Home Teknologi Efektivitas Mitigasi Tsunami dengan Cemara Udang di YIA Dipertanyakan

Efektivitas Mitigasi Tsunami dengan Cemara Udang di YIA Dipertanyakan

Yogyakarta, Gatra.com - Bandar Udara Internasional  Yogyakarta atau Yogyakarta International Airport (YIA) di Kulonprogo, Daerah Istimewa Yogyakarta, menggunakan tanaman pohon cemara udang dan pulai di tepi pantai sebagai upaya mitigasi bencana. Namun efektivitas cemara udang mengurangi energi tsunami dianggap masih kurang.

Perekayasa di Badan Pengkajian dan Penerapan Teknologi (BPPT) Widjo Kongko mengungkapkan, setiap pohon mempunyai kerapatan ilmiah. Kerapatan ini adalah jarak satu pohon dengan pohon lain termasuk dengan memperhitungkan kanopi atau kerindangan pohon.

"Sehingga pohon tidak bisa (ditanam) sangat rapat. Jadi kalau terlalu rapat tidak bisa. Pohon akan mati," kata peneliti tsunami ini kepada Gatra.com, Jumat (3/5).

Adapun pohon jenis cemara udang mempunyai kerapatan ilmiah sekitar empat sampai lima meter. Jika dibandingkan dengan jenis pohon lain, cemara udang tergolong tidak terlalu rapat.

"Secara keseluruhan kerapatan pohon cemara udang tidak terlalu rapat. Beda dengan mangrove dan bakau. Oleh karena itu, tingkat reduksi tsunaminya itu tidak terlalu tinggi sebetulnya," katanya.

Sesuai perhitungan ilmiah, kerapatan cemara udang di pantai selatan DIY kurang dari satu persen. Dengan lebar area tanam 55 meter, jarak antar-pohon lima meter, dan diameter pohon 10 centimeter, cemara udang hanya mampu mengurangi empat persen ketinggian tsunami.  . 

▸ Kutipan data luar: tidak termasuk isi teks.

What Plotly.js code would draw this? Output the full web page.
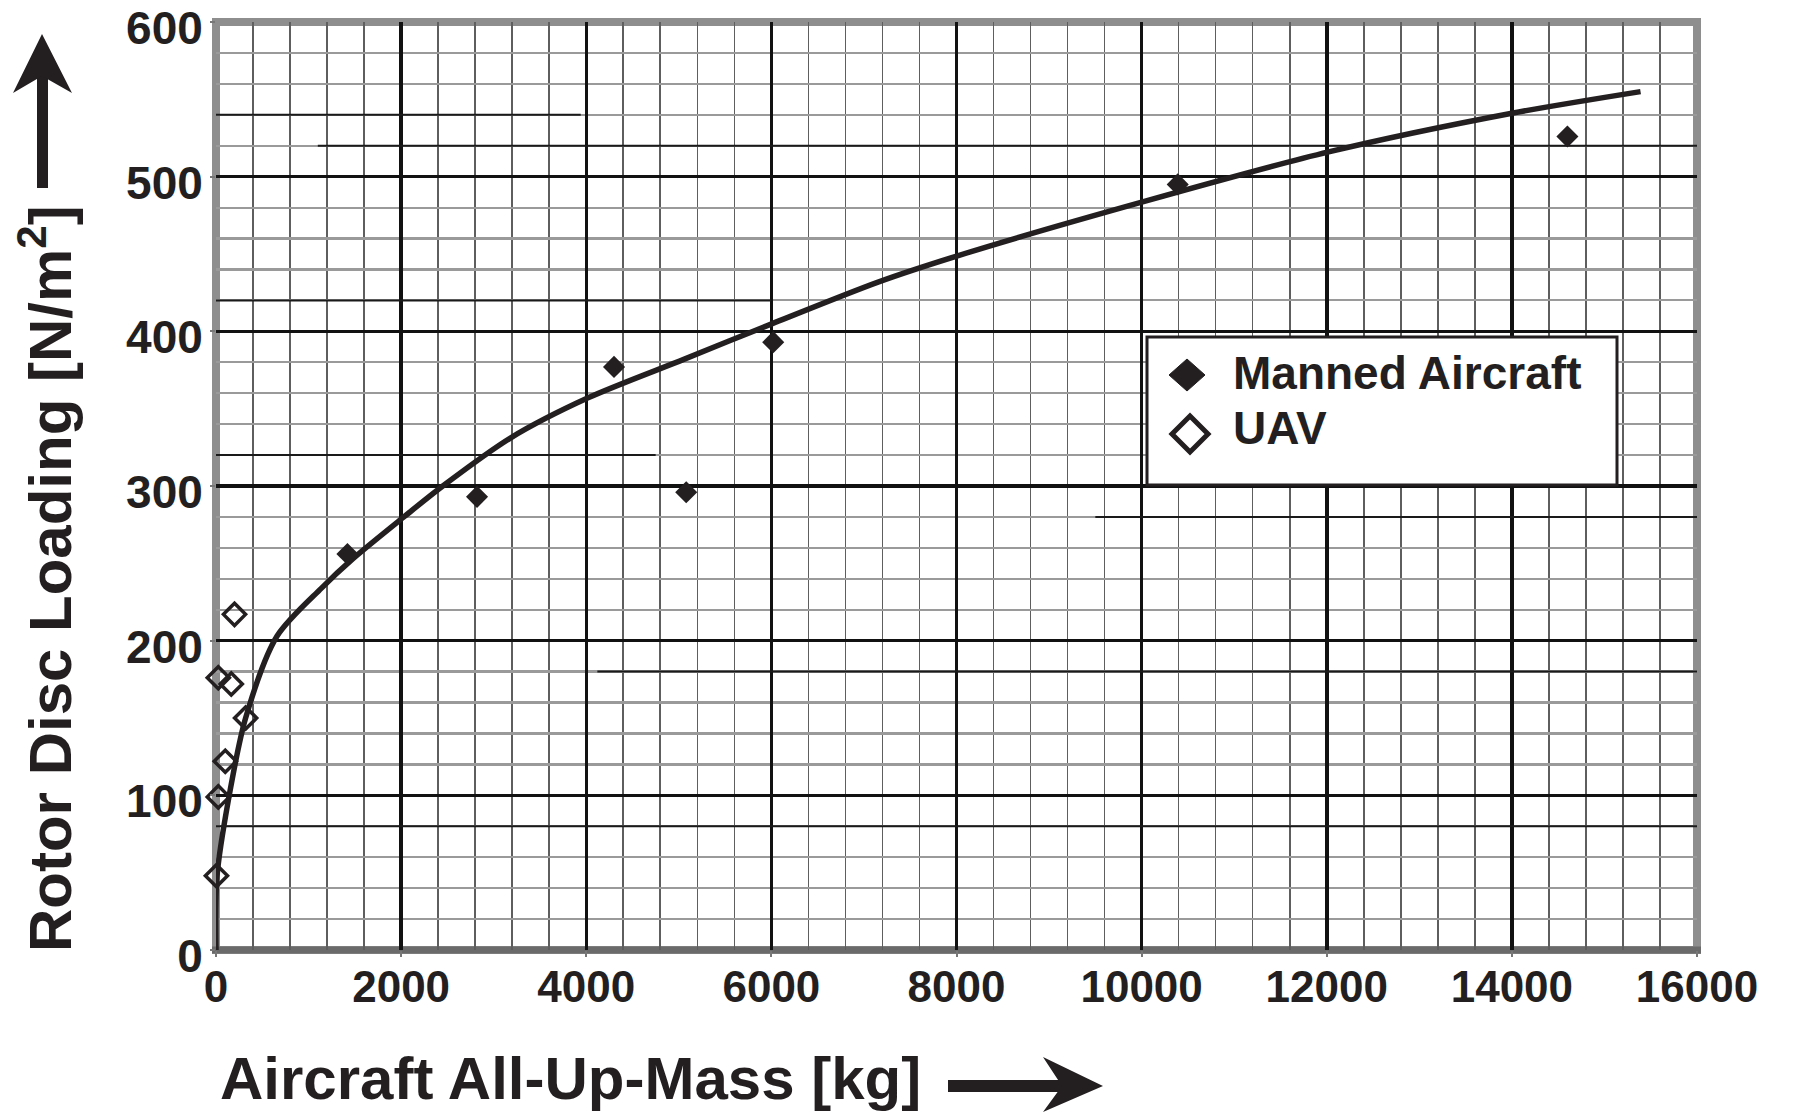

"Artinya kalau mau mengurangi energi tsunami yangg cukup signifikan butuh area (lahan hijau) yang lebar sekali. Bisa 200 sampai 300 meter," kata pria lulusan S3 Leibniz University, Hannover, Jerman itu.

Selain cemara udang, pohon pulai juga akan ditanam sebagai sabuk hijau bandara baru di DIY tersebut. Menanggapi hal ini, Widjo mengatakan upaya mitigasi bukan untuk mengurangi energi tsunami, melainkan alternatif evakuasi. Pulai bisa digunakan untuk tujuan ini.

"Jadi misalnya ada tsunami dan tempat larinya jauh, orang itu bisa vertikal naik (memanjat) ke atas. Karena pohon pulai itu bisa besar sekali dan tinggi, mitigasi dengan pulai diharapkan bisa seperti itu," ucapnya.

Widjo mendukung program mitigasi berupa penanaman pohon di bandara Kulonprogo tersebut. Namun ia juga meminta tetap harus dicari alternatif tanaman lain.

"Sementara ini program itu kami dukung, dalam kaitannya menghijaukan pantai. Tetapi perlu kajian lebih lanjut terkait efektivitasnya (mitigasi tsunami). Perlu dicari alternatif vegetasi lain untuk dikombinasikan supaya lebih efektif lagi," katanya.

Selain cemara udang dan pulai, Widjo menyebut tanaman bakau dan mangrove. Pohon pandan pantai juga bisa, tapi perlu kajian mendalam.

"Bakau hanya bisa ditanam di pantai yang landai dan berlumpur, seperti Pantai Utara Jawa di teluk-teluk. Kalau yang rapat, itu pandan pantai. Tapi memang belum dibudidayakan, masih liar. Ini masih dalam kajian," ucapnya.

Kawasan sabuk hijau atau green belt untuk mitigasi bencana tsunami Bandara Internasional Yogyakarta mulai digarap. Pada Kamis (2/5), Badan Nasional Penanggulangan Bencana telah membantu sebanyak dua ribu bibit untuk ditanam di kawasan Pantai Glagah, tepat di antara laut dan bandara.

Kepala BNPB Doni Monardo mengatakan, dua ribu bibit tanaman itu di antaranya seribu bibit cemara udang dan sisanya pulai. Tanaman ini tidak hanya akan ditanam di Bandara Kulonprogo, melainkan juga jadi program nasional untuk daerah rawan tsunami, seperti pantai barat Sumatera, bagian selatan Jawa, hingga wilayah timur Indonesia.

"Kalau sekarang apabila ada tsunami dan tingginya lebih dari tujuh meter, ya pasti masuk ke dalam (daratan) ya. Tetapi kalau pohon ini sudah besar, jangka waktu 5-10 tahun, baru pohon-pohon ini efektif," pungkasnya.